Speaking at a previous CEAC short course, Dickson Despommier, author of The Vertical Farm: Feeding the World in the 21st Century, told attendees, “Food crises over the last 20 years (caused by) droughts, floods, political and civil unrest, allowed ‘urban agriculture’ to emerge from the primordial ooze of ideas.

The author added, “Today, throughout the technologically-gifted world, we have a burgeoning industry with Arizona as a hotbed of growing food indoors in the middle of the desert.”

High-quality produce

With little dissention, there is consensus is that CEA can provide efficient large-scale production of fresh produce, carving out market share with a combination of high crop yield and quality.

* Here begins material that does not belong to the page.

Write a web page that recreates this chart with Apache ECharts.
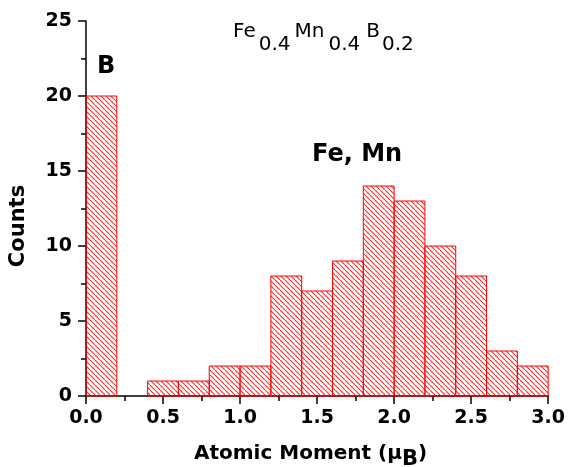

Giacomelli says greenhouse production buys the grower some insurance (admittedly at a cost) to protect crops from heavy rain, plus wind or hail storms. It helps produce food with good nutrition, sunlight, and excellent taste.

Giacomelli comes from a farm background and understands conventional agriculture, yet says more plants per unit acre per year can be grown with CEA. 

“In a lettuce field, you harvest one head at a time with stoop labor, weather permitting, while on a ‘floating raft’ one person can harvest 50 heads at a time,” he said.

Jensen discussed vertical farming projects underway in Japan where tiers of food production shelves are stacked 30-40 feet high.

“We can do this,” Jensen said, “but can we do it economically? Going higher is a dream that may happen one day, but not until we don’t have any more land in Salinas (Calif.).”